Hacker News new | ask | show | jobs
by cmiles74 3076 days ago
I think I'd go a little further, even: not only is there friction moving from one "immersive" application to another, there seems to be some expenditure of energy necessary to actually make the switch. Each fights in it's own way, not only to deliver on it's function but to somehow tempt you into spending ever more time with that particular application.

A console or text-based interface seems like a big equalizer; for sure it's often easier to manage a console application but it puts hard limits on how much attention these applications may siphon away. Perhaps it's easier for my attention to wander than others, but when the task at hand is particularly boring or unpleasant, I find I can waste quite a lot of time browsing through music or "catching up" on likely useless Slack conversations.
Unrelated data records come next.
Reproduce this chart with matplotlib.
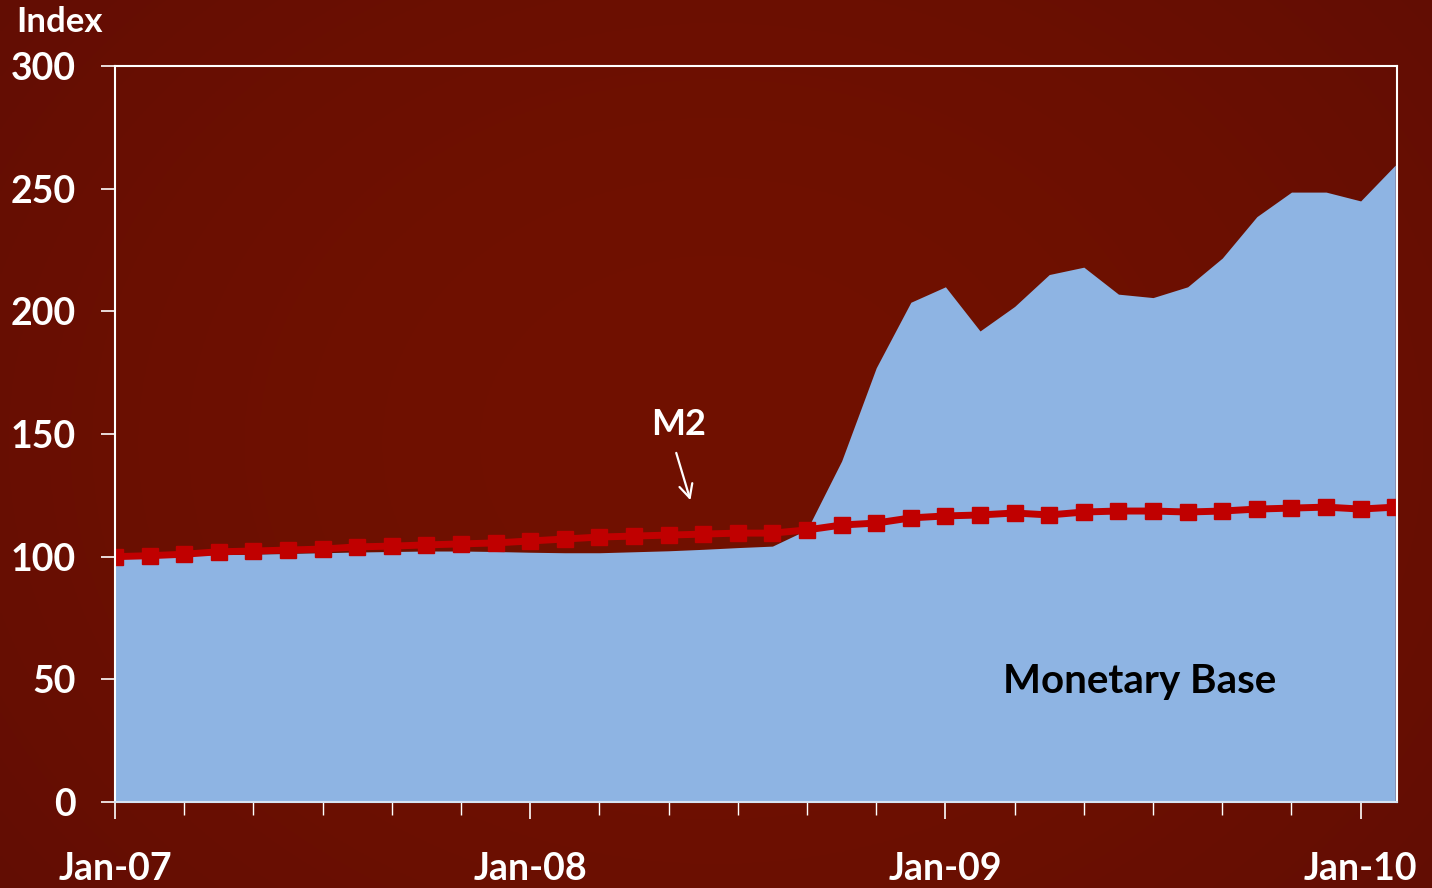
import numpy as np
import matplotlib
matplotlib.use('Agg')
import matplotlib.pyplot as plt
from matplotlib.ticker import MultipleLocator, FixedLocator

plt.rcParams['font.family'] = ['Lato', 'DejaVu Sans']

# 月度指数数据，2007年1月 = 100（2007-01 至 2010-02）
months = np.arange(38)
tick_labels = ['Jan-07', 'Jan-08', 'Jan-09', 'Jan-10']

monetary_base = [100.0, 100.2, 100.5, 100.8, 101.0, 101.3, 101.6, 101.9, 102.1, 102.3, 102.3, 102.1,
                 101.8, 101.6, 101.6, 102.0, 102.4, 103.0, 103.7, 104.3, 111.0, 139.0, 177.0, 203.7,
                 210.0, 192.0, 202.0, 215.0, 218.0, 207.0, 205.6, 210.0, 221.7, 238.6, 248.6, 248.6,
                 245.0, 259.6]

m2 = [100.0, 100.4, 101.0, 102.0, 102.3, 102.7, 103.1, 104.0, 104.3, 104.8, 105.2, 105.6,
      106.4, 107.2, 108.0, 108.4, 108.8, 109.2, 109.6, 109.6, 110.9, 112.9, 113.7, 115.8,
      116.6, 117.0, 117.8, 117.0, 118.2, 118.6, 118.6, 118.2, 118.6, 119.4, 119.8, 120.2,
      119.4, 120.2]

fig = plt.figure(figsize=(14.32, 8.88), dpi=100)

# 背景：深红色，边缘略暗
bg = fig.add_axes([0, 0, 1, 1], zorder=-10)
yy, xx = np.mgrid[-1:1:300j, -1:1:480j]
r = np.sqrt((xx * 0.9) ** 2 + (yy * 0.7) ** 2)
r = np.clip(r / 1.15, 0, 1)
c0 = np.array([113, 17, 0]) / 255.0
c1 = np.array([98, 13, 4]) / 255.0
w = r[..., None] ** 2
img = c0[None, None, :] * (1 - w) + c1[None, None, :] * w
bg.imshow(img, aspect='auto', extent=[0, 1, 0, 1])
bg.axis('off')

ax = fig.add_axes([115 / 1432, 86 / 888, 1282 / 1432, 736 / 888])
ax.set_facecolor('none')

ax.fill_between(months, 0, monetary_base, color='#8EB4E3', lw=0, zorder=2)
ax.plot(months, m2, color='#C00000', lw=5, marker='s', ms=11, zorder=3)

ax.set_xlim(0, 37.05)
ax.set_ylim(0, 300)
ax.yaxis.set_major_locator(MultipleLocator(50))
ax.xaxis.set_major_locator(FixedLocator([0, 12, 24, 36]))
ax.xaxis.set_minor_locator(FixedLocator(np.arange(0, 38, 2)))
ax.set_xticklabels(tick_labels)

for s in ax.spines.values():
    s.set_color('white')
    s.set_linewidth(1.5)
    s.set_zorder(4)
ax.spines['bottom'].set_color('#D6E3F3')

ax.tick_params(axis='y', colors='white', length=10, width=1.2, direction='out', pad=18,
               labelsize=27, labelcolor='white')
ax.tick_params(axis='x', which='major', colors='white', length=12, width=1.2, direction='out',
               pad=24, labelsize=27, labelcolor='white')
ax.tick_params(axis='x', which='minor', colors='white', length=9, width=1.0, direction='out')
for lab in ax.get_xticklabels() + ax.get_yticklabels():
    lab.set_fontweight('bold')

fig.text(16 / 1432, 1 - 22 / 888, 'Index', color='white', fontsize=25, fontweight='bold',
         ha='left', va='center')

ax.text(16.3, 154, 'M2', color='white', fontsize=26, fontweight='bold',
        ha='center', va='center', zorder=5)
ax.annotate('', xy=(16.63, 123), xytext=(16.22, 142.3),
            arrowprops=dict(arrowstyle='->', color='white', lw=1.6, mutation_scale=24,
                            shrinkA=0, shrinkB=0), zorder=5)

ax.text(29.6, 49, 'Monetary Base', color='black', fontsize=29, fontweight='bold',
        ha='center', va='center', zorder=5)

plt.savefig('out.png', dpi=100)
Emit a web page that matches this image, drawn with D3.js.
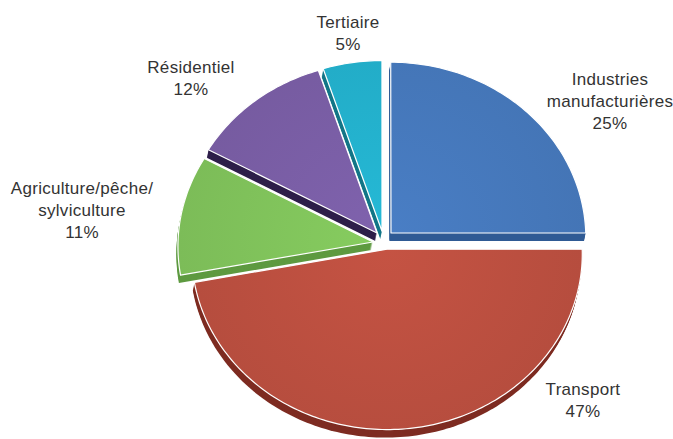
<!DOCTYPE html>
<html>
<head>
<meta charset="utf-8">
<script src="https://cdn.jsdelivr.net/npm/d3@7"></script>
<style>
  html, body { margin: 0; padding: 0; background: #fff; }
  svg { display: block; }
  text { font-family: "Liberation Sans", "Noto Sans", sans-serif; font-size: 17px; fill: #333; letter-spacing: 0.3px; }
</style>
</head>
<body>
<svg id="chart" width="673" height="439"></svg>
<script>
// Energy use by sector (share of total, %)
const categories = ["Industries manufacturières", "Transport", "Agriculture/pêche/sylviculture", "Résidentiel", "Tertiaire"];
const values = [25, 47, 11, 12, 5];
const labelLines = [["Industries", "manufacturières"], ["Transport"], ["Agriculture/pêche/", "sylviculture"], ["Résidentiel"], ["Tertiaire"]];

const topColors  = ["#4679bd", "#bd5040", "#80c35b", "#7a5ea6", "#23b1cd"];
const sideColors = ["#2f5a94", "#7e2c22", "#5e9a40", "#2e1f4a", "#137687"];

// Layout of the tilted disc
const cx = 380, cy = 242;   // centre of the disc on screen
const R = 195;              // disc radius
const tilt = 0.9;           // vertical foreshortening
const persp = 0.025;        // nearer (lower) parts drawn slightly larger
const depth = 8;            // thickness of the disc
// pull-out of each slice in the disc plane [along x, along depth]
const pullOut = [[11, -10], [7, 8], [-7, 0], [-3, -10], [2, -12]];
const labelPos = [[610, 85], [583, 395], [82, 194], [191, 73], [348, 28]];
const lineGap = 22;

const svg = d3.select("#chart");

const pie = d3.pie().sort(null).value(d => d);
const arcs = pie(values);

// disc-plane point -> screen point
function project(u, v) {
  const p = 1 / (1 - persp * v / R);
  return [cx + u * p, cy + tilt * v * p];
}

const line = d3.line().curve(d3.curveLinearClosed);

function slicePoints(a, i) {
  const [ox, oy] = pullOut[i];
  const pts = [project(ox, oy)];
  const n = Math.max(8, Math.ceil((a.endAngle - a.startAngle) / 0.02));
  for (let k = 0; k <= n; k++) {
    const t = a.startAngle + (a.endAngle - a.startAngle) * k / n;
    pts.push(project(ox + R * Math.sin(t), oy - R * Math.cos(t)));
  }
  return pts;
}

// subtle shading for the top faces
const defs = svg.append("defs");
arcs.forEach((a, i) => {
  const [ax, ay] = project(pullOut[i][0], pullOut[i][1]);
  const g = defs.append("radialGradient")
    .attr("id", "shade" + i)
    .attr("gradientUnits", "userSpaceOnUse")
    .attr("cx", ax).attr("cy", ay).attr("r", R);
  g.append("stop").attr("offset", "0%").attr("stop-color", d3.color(topColors[i]).brighter(0.12));
  g.append("stop").attr("offset", "100%").attr("stop-color", d3.color(topColors[i]).darker(0.1));
});

// back slices first, the large front slice last
const order = [4, 3, 0, 2, 1];
order.forEach(i => {
  const a = arcs[i];
  const pts = slicePoints(a, i);
  const d = line(pts);
  const g = svg.append("g");
  // extruded side
  for (let k = depth; k >= 1; k--) {
    g.append("path")
      .attr("d", d)
      .attr("transform", `translate(${-k * 0.2},${k})`)
      .attr("fill", sideColors[i]);
  }
  // top face
  g.append("path")
    .attr("d", d)
    .attr("fill", `url(#shade${i})`)
    .attr("stroke", "#fff")
    .attr("stroke-width", 1.2)
    .attr("stroke-linejoin", "round");
});

// labels: name lines then percentage
arcs.forEach((a, i) => {
  const [x, y] = labelPos[i];
  const t = svg.append("text").attr("text-anchor", "middle");
  labelLines[i].concat([values[i] + "%"]).forEach((s, j) => {
    t.append("tspan").attr("x", x).attr("y", y + j * lineGap).text(s);
  });
});
</script>
</body>
</html>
Since I've moved them to a text-based interface, I do feel I am wasting time like this far less often.

1 comments

This is exactly the reason why I've tried to port as much stuff as I can to my terminal. Productivity in the sense of using a program faster is a nice by-product, but preserving my attention is way more important to me. To me it seems nowadays you don't pay hard cash for things online, you pay in attention. I'm trying to get my digital experience to serve me again instead of me serving to something which I'm using.

On a sidenote: Any tips on making my digital experience less attention focused? For instance I would really like to use surf or uzbl but they don't have support for MacOS and I would still need an adblocker/ reader mode.